Reproduce exactly the lines below, from the first one through the line containing "const riskNegA = [21, 9, 4, 3, 1, 1, 1];", and omit any pictures.

— begin Collected data —

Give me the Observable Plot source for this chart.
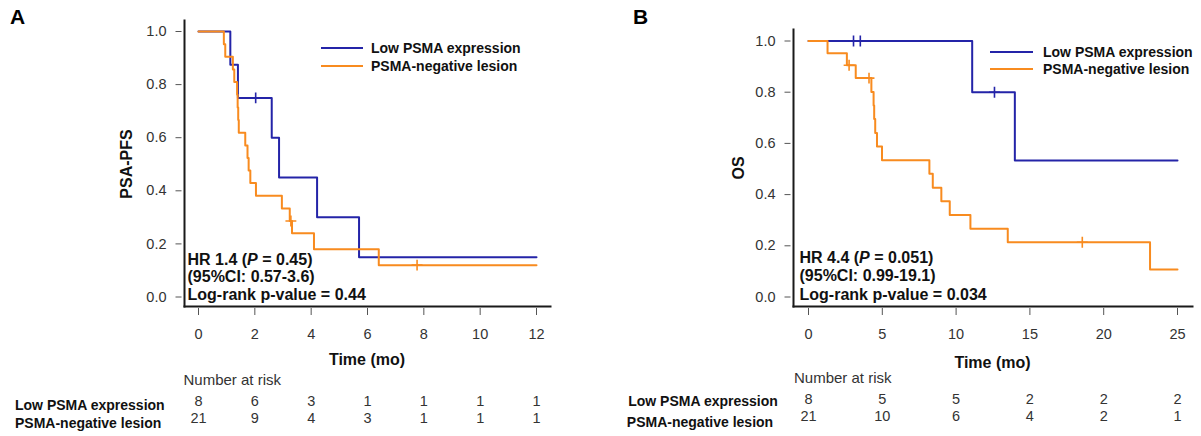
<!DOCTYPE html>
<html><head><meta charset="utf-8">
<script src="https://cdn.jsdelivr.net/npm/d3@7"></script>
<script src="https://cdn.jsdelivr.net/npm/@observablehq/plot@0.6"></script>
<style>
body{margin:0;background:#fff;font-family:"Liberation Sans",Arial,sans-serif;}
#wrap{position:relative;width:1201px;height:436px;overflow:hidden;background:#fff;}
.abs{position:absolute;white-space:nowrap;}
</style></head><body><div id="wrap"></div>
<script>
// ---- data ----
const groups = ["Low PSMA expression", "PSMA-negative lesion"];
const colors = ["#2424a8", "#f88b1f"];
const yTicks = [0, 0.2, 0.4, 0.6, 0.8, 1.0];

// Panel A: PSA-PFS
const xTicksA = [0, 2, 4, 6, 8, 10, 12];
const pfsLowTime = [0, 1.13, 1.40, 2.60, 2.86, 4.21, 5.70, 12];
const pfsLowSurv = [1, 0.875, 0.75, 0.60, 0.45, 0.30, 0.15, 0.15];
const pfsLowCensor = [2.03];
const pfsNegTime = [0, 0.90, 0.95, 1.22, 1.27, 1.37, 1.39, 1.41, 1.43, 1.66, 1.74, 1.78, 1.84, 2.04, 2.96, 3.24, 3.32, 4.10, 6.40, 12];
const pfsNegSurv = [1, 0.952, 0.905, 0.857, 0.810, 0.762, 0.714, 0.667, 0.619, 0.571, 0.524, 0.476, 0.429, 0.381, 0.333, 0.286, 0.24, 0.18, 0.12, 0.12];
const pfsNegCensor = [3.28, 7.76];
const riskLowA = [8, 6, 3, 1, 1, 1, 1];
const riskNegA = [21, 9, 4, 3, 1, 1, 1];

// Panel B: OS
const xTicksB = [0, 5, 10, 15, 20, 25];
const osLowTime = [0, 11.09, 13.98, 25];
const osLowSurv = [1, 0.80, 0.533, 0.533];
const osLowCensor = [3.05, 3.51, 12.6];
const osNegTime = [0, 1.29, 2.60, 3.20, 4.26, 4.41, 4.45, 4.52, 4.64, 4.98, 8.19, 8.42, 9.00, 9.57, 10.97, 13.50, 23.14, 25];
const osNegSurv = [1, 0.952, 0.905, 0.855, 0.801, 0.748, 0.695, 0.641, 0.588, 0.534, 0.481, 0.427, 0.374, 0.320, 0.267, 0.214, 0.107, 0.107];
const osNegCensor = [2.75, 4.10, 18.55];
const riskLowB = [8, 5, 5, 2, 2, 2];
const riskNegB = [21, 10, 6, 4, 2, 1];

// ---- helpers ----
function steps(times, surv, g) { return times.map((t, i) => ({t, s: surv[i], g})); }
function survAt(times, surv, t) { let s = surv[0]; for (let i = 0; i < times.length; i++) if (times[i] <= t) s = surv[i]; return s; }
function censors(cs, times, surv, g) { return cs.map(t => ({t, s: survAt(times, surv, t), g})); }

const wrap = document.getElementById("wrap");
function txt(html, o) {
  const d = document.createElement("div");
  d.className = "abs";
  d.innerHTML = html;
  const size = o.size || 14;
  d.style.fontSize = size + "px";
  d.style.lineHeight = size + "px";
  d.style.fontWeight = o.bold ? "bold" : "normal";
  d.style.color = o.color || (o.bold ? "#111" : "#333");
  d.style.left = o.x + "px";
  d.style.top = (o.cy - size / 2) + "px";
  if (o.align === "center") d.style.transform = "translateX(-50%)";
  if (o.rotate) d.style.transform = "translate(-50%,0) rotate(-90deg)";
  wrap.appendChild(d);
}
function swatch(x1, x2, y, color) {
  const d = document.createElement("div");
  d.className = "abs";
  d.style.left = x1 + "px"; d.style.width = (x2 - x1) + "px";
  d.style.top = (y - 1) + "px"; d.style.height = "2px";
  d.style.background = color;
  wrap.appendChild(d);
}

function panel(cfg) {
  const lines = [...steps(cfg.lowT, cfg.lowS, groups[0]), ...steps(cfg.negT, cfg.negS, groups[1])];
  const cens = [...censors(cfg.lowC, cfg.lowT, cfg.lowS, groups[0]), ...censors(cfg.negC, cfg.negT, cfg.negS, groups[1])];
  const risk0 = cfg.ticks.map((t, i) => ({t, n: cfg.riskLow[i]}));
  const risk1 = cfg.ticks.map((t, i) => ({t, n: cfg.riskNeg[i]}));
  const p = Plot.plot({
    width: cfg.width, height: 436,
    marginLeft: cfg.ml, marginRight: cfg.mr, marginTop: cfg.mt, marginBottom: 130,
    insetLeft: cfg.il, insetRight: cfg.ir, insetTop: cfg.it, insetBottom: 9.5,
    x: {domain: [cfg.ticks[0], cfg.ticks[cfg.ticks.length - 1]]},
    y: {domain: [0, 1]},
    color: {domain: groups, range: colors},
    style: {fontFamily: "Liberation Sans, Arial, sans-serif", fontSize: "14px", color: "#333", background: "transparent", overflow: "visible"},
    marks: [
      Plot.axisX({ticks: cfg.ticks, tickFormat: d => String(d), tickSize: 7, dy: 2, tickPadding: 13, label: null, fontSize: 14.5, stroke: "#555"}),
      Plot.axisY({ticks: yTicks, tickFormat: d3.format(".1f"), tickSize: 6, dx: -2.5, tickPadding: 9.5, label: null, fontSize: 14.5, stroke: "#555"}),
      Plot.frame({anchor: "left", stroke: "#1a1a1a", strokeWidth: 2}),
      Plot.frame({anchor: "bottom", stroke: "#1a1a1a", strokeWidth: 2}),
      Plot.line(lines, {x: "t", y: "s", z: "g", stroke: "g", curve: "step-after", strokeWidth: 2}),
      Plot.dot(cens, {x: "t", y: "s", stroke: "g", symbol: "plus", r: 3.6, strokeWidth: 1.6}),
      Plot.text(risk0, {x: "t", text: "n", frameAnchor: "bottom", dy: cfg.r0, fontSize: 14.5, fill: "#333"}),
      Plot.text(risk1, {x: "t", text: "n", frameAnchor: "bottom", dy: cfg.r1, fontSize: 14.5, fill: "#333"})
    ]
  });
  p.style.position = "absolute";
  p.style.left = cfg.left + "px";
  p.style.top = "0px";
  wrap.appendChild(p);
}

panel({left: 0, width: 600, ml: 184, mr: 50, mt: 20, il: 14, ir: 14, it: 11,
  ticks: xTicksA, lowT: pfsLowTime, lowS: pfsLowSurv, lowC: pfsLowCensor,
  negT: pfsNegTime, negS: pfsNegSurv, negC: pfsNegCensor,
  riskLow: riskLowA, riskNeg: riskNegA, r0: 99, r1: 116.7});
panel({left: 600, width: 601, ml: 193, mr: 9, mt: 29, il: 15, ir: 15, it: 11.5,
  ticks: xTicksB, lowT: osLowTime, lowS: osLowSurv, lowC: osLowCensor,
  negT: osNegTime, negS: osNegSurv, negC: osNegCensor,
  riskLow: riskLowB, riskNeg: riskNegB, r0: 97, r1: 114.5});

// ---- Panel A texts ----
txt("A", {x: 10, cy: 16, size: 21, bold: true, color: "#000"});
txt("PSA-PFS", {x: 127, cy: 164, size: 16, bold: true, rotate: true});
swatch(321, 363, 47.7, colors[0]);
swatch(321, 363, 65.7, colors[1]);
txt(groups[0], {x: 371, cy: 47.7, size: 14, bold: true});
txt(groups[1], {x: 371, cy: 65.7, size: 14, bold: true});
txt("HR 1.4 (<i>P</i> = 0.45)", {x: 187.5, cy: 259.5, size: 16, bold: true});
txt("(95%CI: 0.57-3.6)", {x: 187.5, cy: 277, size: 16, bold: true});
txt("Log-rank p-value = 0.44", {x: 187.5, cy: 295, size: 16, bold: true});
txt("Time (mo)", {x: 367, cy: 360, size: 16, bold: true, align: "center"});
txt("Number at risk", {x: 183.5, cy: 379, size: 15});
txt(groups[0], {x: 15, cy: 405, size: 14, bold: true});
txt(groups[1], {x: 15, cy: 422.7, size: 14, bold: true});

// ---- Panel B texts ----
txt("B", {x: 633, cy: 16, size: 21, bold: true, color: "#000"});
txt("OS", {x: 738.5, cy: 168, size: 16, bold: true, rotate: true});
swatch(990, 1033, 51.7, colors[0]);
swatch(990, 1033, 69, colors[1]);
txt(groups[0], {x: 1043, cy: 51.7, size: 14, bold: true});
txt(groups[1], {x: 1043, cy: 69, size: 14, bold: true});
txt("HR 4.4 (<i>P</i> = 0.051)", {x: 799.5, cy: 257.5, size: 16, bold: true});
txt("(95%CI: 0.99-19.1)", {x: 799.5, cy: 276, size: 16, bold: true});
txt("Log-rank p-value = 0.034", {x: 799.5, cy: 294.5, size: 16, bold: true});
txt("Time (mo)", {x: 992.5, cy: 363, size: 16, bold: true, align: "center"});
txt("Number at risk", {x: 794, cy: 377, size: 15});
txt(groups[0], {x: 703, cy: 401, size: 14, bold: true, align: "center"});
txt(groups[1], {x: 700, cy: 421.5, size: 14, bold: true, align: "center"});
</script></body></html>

— end Collected data —

Full solution:
Give me the Observable Plot source for this chart.
<!DOCTYPE html>
<html><head><meta charset="utf-8">
<script src="https://cdn.jsdelivr.net/npm/d3@7"></script>
<script src="https://cdn.jsdelivr.net/npm/@observablehq/plot@0.6"></script>
<style>
body{margin:0;background:#fff;font-family:"Liberation Sans",Arial,sans-serif;}
#wrap{position:relative;width:1201px;height:436px;overflow:hidden;background:#fff;}
.abs{position:absolute;white-space:nowrap;}
</style></head><body><div id="wrap"></div>
<script>
// ---- data ----
const groups = ["Low PSMA expression", "PSMA-negative lesion"];
const colors = ["#2424a8", "#f88b1f"];
const yTicks = [0, 0.2, 0.4, 0.6, 0.8, 1.0];

// Panel A: PSA-PFS
const xTicksA = [0, 2, 4, 6, 8, 10, 12];
const pfsLowTime = [0, 1.13, 1.40, 2.60, 2.86, 4.21, 5.70, 12];
const pfsLowSurv = [1, 0.875, 0.75, 0.60, 0.45, 0.30, 0.15, 0.15];
const pfsLowCensor = [2.03];
const pfsNegTime = [0, 0.90, 0.95, 1.22, 1.27, 1.37, 1.39, 1.41, 1.43, 1.66, 1.74, 1.78, 1.84, 2.04, 2.96, 3.24, 3.32, 4.10, 6.40, 12];
const pfsNegSurv = [1, 0.952, 0.905, 0.857, 0.810, 0.762, 0.714, 0.667, 0.619, 0.571, 0.524, 0.476, 0.429, 0.381, 0.333, 0.286, 0.24, 0.18, 0.12, 0.12];
const pfsNegCensor = [3.28, 7.76];
const riskLowA = [8, 6, 3, 1, 1, 1, 1];
const riskNegA = [21, 9, 4, 3, 1, 1, 1];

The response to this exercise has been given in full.